Rassismus in der Gegenwart

Rassismus drückt sich nicht nur in physischer Gewalt aus, sondern zuerst in Gedanken, Worten und Handlungen. In etlichen Gegenden sind nicht-weiße Menschen in Gefahr, angepöbelt oder gewalttätig angegriffen zu werden. Mindestens 194 Todesfälle rechter Gewalt in Deutschland seit 1990 zeigen, welches Ausmaß rassistische Gewalt und Überlegenheitsdenken annehmen können. Rassismus ist nicht nur ein Problem von einigen Neonazis und Ewiggestrigen, sondern auch ein Thema für Sicherheitsbehörden, Justiz, Medien und Zivilgesellschaft. Es handelt sich um ein strukturelles Problem, von dem die gesamte Gesellschaft betroffen ist.

Rassismus findet sich in der Gesellschaft offen oder versteckt: in Talkshows, Nachrichten oder in der Zeitung, wenn über Menschengruppen herablassend gesprochen und geschrieben wird; bei der Wohnungs- und Ausbildungsplatzsuche, wenn Menschen mit deutsch klingendem Namen viel wahrscheinlicher einen Platz bekommen als andere; bei racial profiling, in Kinderbüchern, auf dem Schulhof oder in rassistischen Memes auf Facebook und Instagram. Rassismus passt eigentlich nicht ins Weltbild einer toleranten, modernen Gesellschaft. Und trotzdem ist er allgegenwärtig. Für viele Menschen, die als nicht „deutsch genug“ angesehen werden, ist er immer noch trauriger Alltag. Sie werden als “nicht normal“ oder als „anders“ ausgegrenzt.

Die Situation hat sich vor allem für Menschen mit Fluchtgeschichte, für Muslim*innen und Romnja wieder drastisch verschärft. Ein Erstarken autoritärer, extrem rechter Ideologien und menschenfeindlicher Positionen – oft verharmlosend als “Rechtsruck” beschrieben - geht auch mit einem Erstarken von Flüchtlingsfeindlichkeit, antimuslimischem und anti-schwarzem Rassismus sowie Feindschaft gegen Sinti und Roma einher.  

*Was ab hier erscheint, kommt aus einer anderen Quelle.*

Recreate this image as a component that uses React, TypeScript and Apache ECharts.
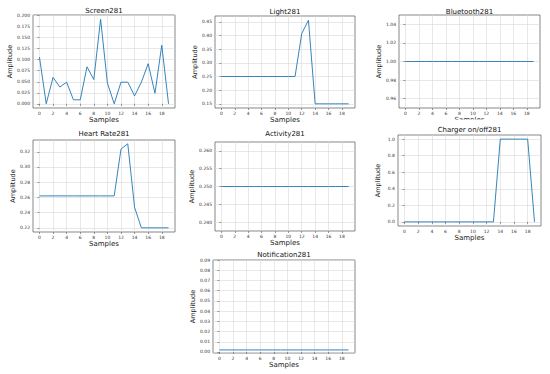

Mittlerweile werden auf der Straße, in den Medien, in Bestsellern und vor allem auch wieder in Parlamenten offen rassistische Positionen vertreten. Selbst wenn „besorgte Bürger“, Rechtspopulist*innen oder Vertreter*innen der “Neuen” Rechten manchmal nicht offen rassistisch auftreten und dann z.B. von „Ethnopluralismus“ sprechen, verbergen sich dahinter rassistische Vorstellungen. Da ist zwar nicht mehr von „Rassen” die Rede, sondern von „Völkern”, „Ethnien” oder „Kulturen”- diese werden aber mit einem Lebensraum verbunden und sollten sich keinesfalls „mischen“. Das klingt auf den ersten Blick harmloser als das eindeutig rassistische „Deutschland den Deutschen“, meint aber dasselbe. Hier wird nur der Begriff „Rasse” durch „Kultur” oder „Volk” ausgetauscht. Ein vielfältiges Miteinander, gegenseitige Inspiration und Migration werden vehement abgelehnt.